Eventually, I was rolled out in the corridor and a woman replaced me in room 15.

I could not get a phone connection there and I worried about my husband worrying.

Pages 49-135
A man who looked like an unfriendly, overly muscular Hell's Angel came from the scanner department and took someone from room 14 to the scanner. I asked him about me. He growled that they were busy and stalked off, pushing the woman.

The woman who had replaced me in room 15 came out trying to find a connection on her phone. When we chatted, I found out she lived in the next village from us in Geneva. She was visiting her daughter in Perpignan and was diabetic.

Pages 135-182
It was now late afternoon. From the window next to my gurney, I could see three helicopters bringing in patients.

I had two major worries:
1.     - A friend’s sister had had intestinal bleeding and had been diagnosed with cancer.
2.     - My husband could not know what was going on.

Pages 183-217
Late in the afternoon the Kindergarten Doctor reappeared. When I told her I hadn’t been scanned she picked up the phone. About ten minutes later I was rolled into the scanning room to be greeted by a staff of three. The woman spoke English, but most of the talking was in French. I complimented one of the men on his psychedelic sneakers.
Pages 218-252 The doctor reappeared to tell me I had an intestinal infection and they wanted to keep me overnight, that they would treat with intravenous antibiotics. My immediate worry was my husband and, less than joy, I pictured a ward.

“We will call your husband.”

I fumbled to get his number from my phone, not having memorized it.

“I’ll come back,” she said.

A few minutes later another woman appeared. “We can speak English,” she said. “Your husband is going home to the dog.”

“Will he be able to bring some books for me.”

“He can visit you. I can give him a message.”

“Tell him I love him and can he bring the five books on the nightstand.”

Pages 253-301
I was taken to my room, a private room larger than some hotel rooms. A woman appeared with bullion, toast and cheese. I had not eaten for 32 hours.

The next day, my birthday, a new doctor appeared. She had long kinky-curly hair and spoke French with a Spanish accent. When I asked her to speak more slowly, she did, but lowered herself closer to me. Fast French through masks with or without an accent can be difficult.

The next day
She explained they wanted to do a colonoscopy – no surprise.

After she left, the door opened.

My husband walked in. A beautiful sight even without the books he carried.

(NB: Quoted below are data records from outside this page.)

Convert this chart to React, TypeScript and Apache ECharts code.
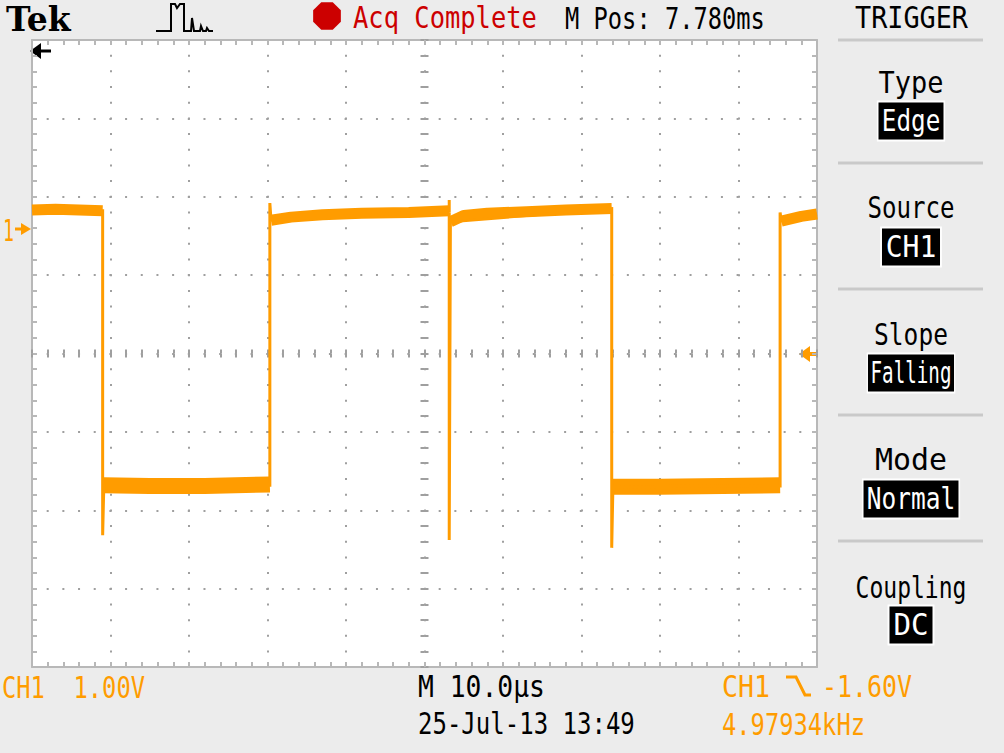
import React, { useEffect, useRef } from 'react';
import * as echarts from 'echarts';

// ---- Scope settings ----
const TIME_MIN_US = 0;
const TIME_MAX_US = 100; // 10 div x 10.0 us
const TIME_PER_DIV_US = 10;
const VOLT_MIN = -5.6; // 8 div x 1.00 V, centre = trigger level -1.60 V
const VOLT_MAX = 2.4;
const VOLT_PER_DIV = 1;

// ---- Thin trace (edges, over/undershoot spikes) ----
const TRACE_T = [0, 9.0, 9.0, 9.15, 30.3, 30.3, 30.45, 53.15, 53.15, 53.15, 53.3, 73.85, 73.85, 74.0, 95.3, 95.3, 95.45, 100];
const TRACE_V = [0.23, 0.22, -3.92, -3.28, -3.28, 0.32, 0.10, 0.22, 0.36, -3.98, 0.08, 0.25, -4.08, -3.30, -3.29, 0.20, 0.09, 0.18];

// ---- Noisy high level segments ----
const HIGH_T = [
  [0, 3, 6, 9.0],
  [30.45, 33, 37, 42, 48, 53.15],
  [53.3, 55, 58, 63, 68, 73.85],
  [95.45, 98, 100],
];
const HIGH_V = [
  [0.23, 0.24, 0.23, 0.22],
  [0.10, 0.14, 0.17, 0.19, 0.20, 0.22],
  [0.08, 0.16, 0.19, 0.21, 0.23, 0.25],
  [0.09, 0.15, 0.18],
];

// ---- Noisy low level segments ----
const LOW_T = [
  [9.15, 15, 22, 30.3],
  [74.0, 80, 88, 95.3],
];
const LOW_V = [
  [-3.28, -3.29, -3.29, -3.27],
  [-3.30, -3.30, -3.29, -3.28],
];

// ---- Readouts ----
const HEADER = { brand: 'Tek', status: 'Acq Complete', mpos: 'M Pos: 7.780ms', menu: 'TRIGGER' };
const MENU_ITEMS = ['Type', 'Source', 'Slope', 'Mode', 'Coupling'];
const MENU_VALUES = ['Edge', 'CH1', 'Falling', 'Normal', 'DC'];
const FOOTER = {
  ch: 'CH1  1.00V',
  time: 'M 10.0µs',
  date: '25-Jul-13 13:49',
  trigCh: 'CH1',
  trigLevel: '-1.60V',
  freq: '4.97934kHz',
};

const ORANGE = '#ff9c00';
const RED = '#cc0000';
const DOT = '#9f9f9f';
const BORDER = '#b8b8b8';
const BG = '#ececec';
const MONO = '"DejaVu Sans Mono", "Liberation Mono", monospace';
const FS = 30;
const CW = 0.602;

const GRID = { left: 32, top: 40, width: 785, height: 627 };

function label(text: string, x: number, y: number, width: number, color: string, align = 'left') {
  const natural = text.length * CW * FS;
  return {
    type: 'text', x, y, scaleX: width / natural, silent: true,
    style: { text, x: 0, y: 0, fill: color, fontFamily: MONO, fontSize: FS, align, verticalAlign: 'middle' },
  };
}

function boxed(text: string, cx: number, cy: number, width: number) {
  const natural = text.length * CW * FS + 8;
  return {
    type: 'text', x: cx, y: cy, scaleX: width / natural, silent: true,
    style: {
      text, x: 0, y: 0, fill: '#fff', fontFamily: MONO, fontSize: FS, align: 'center', verticalAlign: 'middle',
      backgroundColor: '#000', padding: [4, 4, 3, 4], lineHeight: 30, borderColor: '#fff', borderWidth: 2,
    },
  };
}

function buildOption() {
  const pairs = (ts: number[], vs: number[]) => ts.map((t, i) => [t, vs[i]]);

  const levelSeries = (tss: number[][], vss: number[][], width: number, name: string) =>
    tss.map((ts, k) => ({
      type: 'line', name: name + k, xAxisIndex: 0, yAxisIndex: 0, data: pairs(ts, vss[k]),
      symbol: 'none', silent: true, z: 3,
      lineStyle: { color: ORANGE, width, cap: 'butt', join: 'round' },
    }));

  const hiddenAxis = {
    axisLabel: { show: false }, splitLine: { show: false }, name: '',
  };

  const borderAxis = (gridIndex: number, position: string, max: number) => ({
    type: 'value', gridIndex, position, min: 0, max, interval: 1, ...hiddenAxis,
    axisLine: { show: true, onZero: false, lineStyle: { color: BORDER, width: 2 } },
    axisTick: { show: true, inside: true, length: 5, lineStyle: { color: BORDER, width: 2 } },
  });

  const crossAxis = (gridIndex: number, position: string, half: number) => ({
    type: 'value', gridIndex, position, min: -half, max: half, interval: 1, ...hiddenAxis,
    axisLine: { show: false, onZero: true },
    axisTick: { show: true, inside: false, length: 4, lineStyle: { color: DOT, width: 2 } },
  });

  const dotted = { color: DOT, width: 2, type: [2, 13.68], dashOffset: 1 };

  // decorations
  const octagon: number[][] = [];
  for (let i = 0; i < 8; i++) {
    const a = Math.PI / 8 + (i * Math.PI) / 4;
    octagon.push([327 + 15 * Math.cos(a), 16 + 15 * Math.sin(a)]);
  }

  const menuLabelY = [83, 208, 335, 459, 587];
  const menuBoxY = [121, 247, 373, 499, 625];
  const menuLabelW = [65, 87, 74, 72, 111];
  const menuBoxW = [65, 58, 86, 95, 43];
  const sepY = [40, 163, 289, 415, 541];

  const elements: any[] = [
    {
      type: 'text', x: 6, y: 19, silent: true,
      style: { text: HEADER.brand, fill: '#000', fontFamily: '"DejaVu Serif", serif', fontWeight: 'bold', fontSize: 33, align: 'left', verticalAlign: 'middle' },
    },
    {
      type: 'polyline', silent: true,
      shape: { points: [[156, 31], [171, 31], [171, 4], [175, 4], [177, 8], [180, 4], [184, 4], [184, 31], [191, 31], [192, 18], [194, 31], [200, 31], [201, 26], [203, 31], [206, 31], [207, 28], [209, 31], [213, 31]] },
      style: { stroke: '#000', lineWidth: 2, fill: null },
    },
    { type: 'polygon', silent: true, shape: { points: octagon }, style: { fill: RED } },
    label(HEADER.status, 353, 18, 184, RED),
    label(HEADER.mpos, 565, 18, 200, '#000'),
    label(HEADER.menu, 855, 18, 113, '#000'),
    ...sepY.map((y) => ({ type: 'line', silent: true, shape: { x1: 838, y1: y, x2: 983, y2: y }, style: { stroke: '#c9c9c9', lineWidth: 3 } })),
    ...MENU_ITEMS.map((t, i) => label(t, 911, menuLabelY[i], menuLabelW[i], '#000', 'center')),
    ...MENU_VALUES.map((t, i) => boxed(t, 911, menuBoxY[i], menuBoxW[i])),
    label(FOOTER.ch, 2, 687, 143, ORANGE),
    label(FOOTER.time, 418, 687, 127, '#000'),
    label(FOOTER.date, 418, 724, 217, '#000'),
    label(FOOTER.trigCh, 722, 687, 48, ORANGE),
    {
      type: 'polyline', silent: true,
      shape: { points: [[786, 677], [796, 677], [805, 695], [811, 695]] },
      style: { stroke: ORANGE, lineWidth: 3, fill: null },
    },
    label(FOOTER.trigLevel, 822, 687, 90, ORANGE),
    label(FOOTER.freq, 722, 724, 143, ORANGE),
    // ground marker "1 ->"
    label('1', 3, 231, 11, ORANGE),
    { type: 'line', silent: true, shape: { x1: 15, y1: 229, x2: 25, y2: 229 }, style: { stroke: ORANGE, lineWidth: 3 } },
    { type: 'polygon', silent: true, shape: { points: [[21, 223], [31, 229], [21, 235]] }, style: { fill: ORANGE } },
    // trigger level arrow (right)
    { type: 'polygon', silent: true, shape: { points: [[799, 354], [810, 346], [810, 362]] }, style: { fill: ORANGE } },
    { type: 'line', silent: true, shape: { x1: 808, y1: 354, x2: 818, y2: 354 }, style: { stroke: ORANGE, lineWidth: 4 } },
    // trigger position arrow (top-left, black)
    { type: 'polygon', silent: true, shape: { points: [[30, 51], [41, 43], [41, 59]] }, style: { fill: '#000' } },
    { type: 'line', silent: true, shape: { x1: 39, y1: 51, x2: 51, y2: 51 }, style: { stroke: '#000', lineWidth: 3 } },
  ];

  return {
    animation: false,
    backgroundColor: BG,
    grid: [
      { ...GRID, show: true, backgroundColor: '#fff', borderWidth: 0 },
      { ...GRID, show: false },
      { ...GRID, show: false },
      { ...GRID, show: false },
    ],
    xAxis: [
      {
        type: 'value', gridIndex: 0, min: TIME_MIN_US, max: TIME_MAX_US, interval: TIME_PER_DIV_US, ...hiddenAxis,
        axisLine: { show: false }, axisTick: { show: false },
        splitLine: { show: true, lineStyle: dotted },
      },
      borderAxis(1, 'bottom', 50),
      borderAxis(1, 'top', 50),
      crossAxis(2, 'bottom', 25),
      crossAxis(3, 'top', 25),
    ],
    yAxis: [
      {
        type: 'value', gridIndex: 0, min: VOLT_MIN, max: VOLT_MAX, interval: VOLT_PER_DIV, ...hiddenAxis,
        axisLine: { show: false }, axisTick: { show: false },
        splitLine: { show: true, lineStyle: dotted },
      },
      borderAxis(1, 'left', 40),
      borderAxis(1, 'right', 40),
      crossAxis(2, 'left', 20),
      crossAxis(3, 'right', 20),
    ],
    series: [
      ...levelSeries(LOW_T, LOW_V, 16, 'low'),
      ...levelSeries(HIGH_T, HIGH_V, 11, 'high'),
      {
        type: 'line', name: 'trace', xAxisIndex: 0, yAxisIndex: 0, data: pairs(TRACE_T, TRACE_V),
        symbol: 'none', silent: true, z: 4,
        lineStyle: { color: ORANGE, width: 3, join: 'miter' },
      },
    ],
    graphic: { elements },
  };
}

export default function App() {
  const ref = useRef<HTMLDivElement>(null);
  useEffect(() => {
    if (!ref.current) return;
    const chart = echarts.init(ref.current, undefined, { renderer: 'svg' });
    chart.setOption(buildOption() as any);
    return () => chart.dispose();
  }, []);
  return (
    <div
      ref={ref}
      style={{ position: 'absolute', left: 0, top: 0, width: 1004, height: 753 }}
    />
  );
}
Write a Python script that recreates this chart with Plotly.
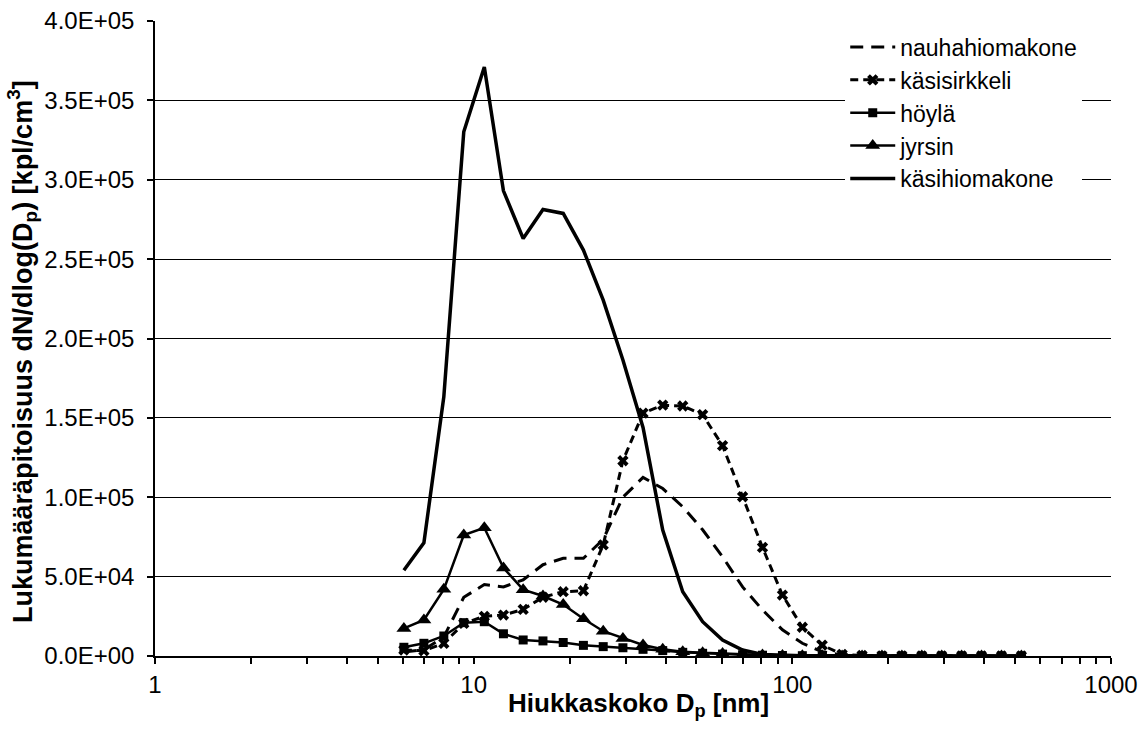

That evening a nurse came in to wash out my colon with a giant sack of what looked like Monsieur Propre (Mr. Clean in France).

My birthday
The colonoscopy lasted five minutes. “Votre colon est malade.” But he also said, “pas de cancer.”

My husband arrived with flowers and a special birthday cake from our favorite local baker and artist in frosting and a special 3D card from one of my friends.
All in all it was a satisfying birthday: no cancer, a comfortable hospital room, an incredible cake and incredible husband. However, next year I would prefer only the cake and husband.